Les Ballets Trockadero de Monte Carlo, based in New York, may be a bunch of drag queens in pointe shoes hawking sight gags and stumbling here and there, but when it comes to the spirit of ballet, it embodies it more clearly than a lot of the big-ticket companies I watch wander lost in a hall of mirrors. On a behemoth program at the Harris Theater Wednesday night (Trock was billed to play four pieces and added two more), it brought a satirical angle to Petipa, Cunningham, Bournonville and Balanchine, telling you more about who those choreographers really were than you might get in a year of freshman dance history.
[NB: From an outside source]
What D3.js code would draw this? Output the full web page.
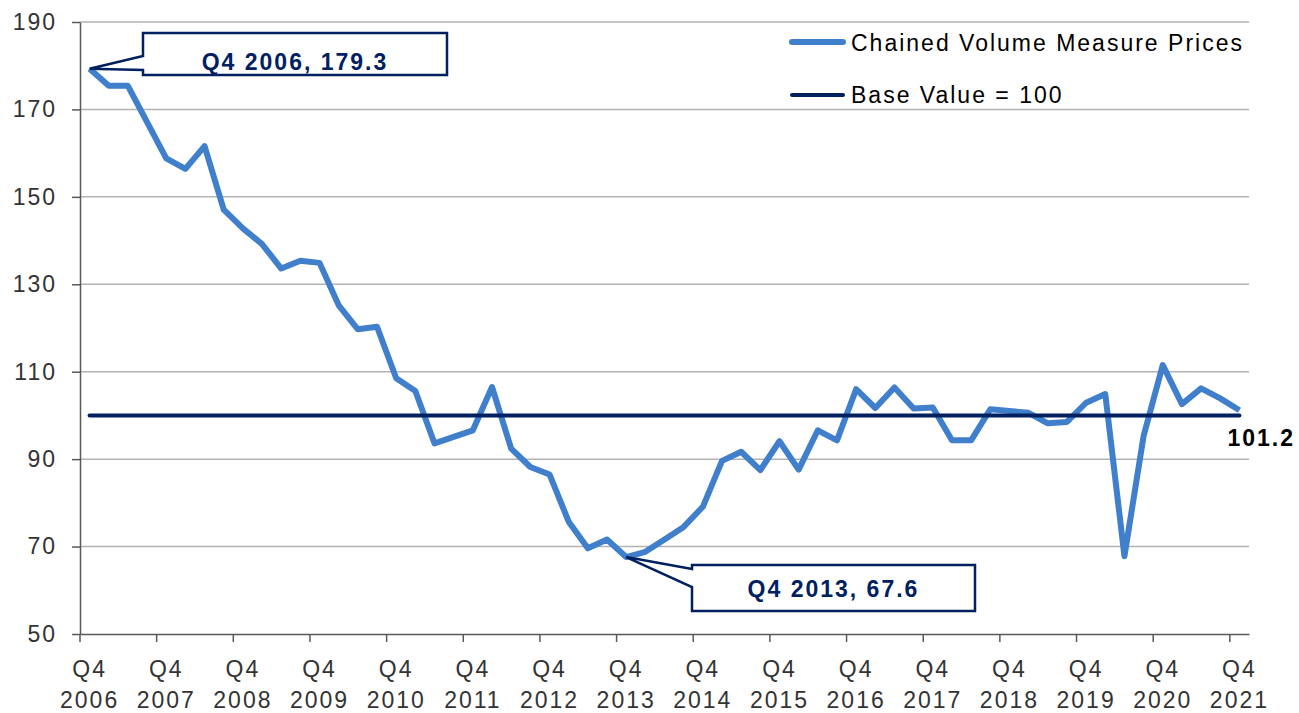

In La Vivandière Pas de Six, for example, the central joke is the pairing of the Amazonian Katerina Bychkova (Joshua Grant) with Ketevan Iosifidi (Long Zou, an London-trained Chinese dancer who’s maybe 5’1”). He gets tossed around and disappears behind her—hilarity ensues. (Grant, in a fiery red wig and manic grin, plays Bychkova’s ballerina-as-pro-dom to a T.) But here’s the thing: They’re spectacular dancers, and most of what makes Vivandière funny isn’t as much their antics as it is the fact that they’re able enough with the fiendishly difficult choreography to delicately garnish it with shenanigans. Patterns in Space, the Trock’s spoof of Cunningham and Cage, is a skewering of postmodern dance so spot-on I imagine the revered late dance maker would enjoy it as much as anyone does a sharp roast.

As Majismas began, it seemed strange the company would close an evening of non-stop hijinks with what is essentially a straightforward, plotless ballet—four of the Trocks’s stronger dancers are featured out of drag, in fact, for a macho pas de quatre. Raffaele Morra’s choreography for it, like the rest of the program, calls for all the stamina and technique required of “real” ballet dancers, maybe more. I and the rest of the audience sat quietly, waiting to guffaw again. What quickly became evident, though, was that this is a company that is just as much a joy to watch play it straight. Behind the false eyelashes and fake boobs, this company may actually love ballet more than those to whom it’s ostensibly been entrusted.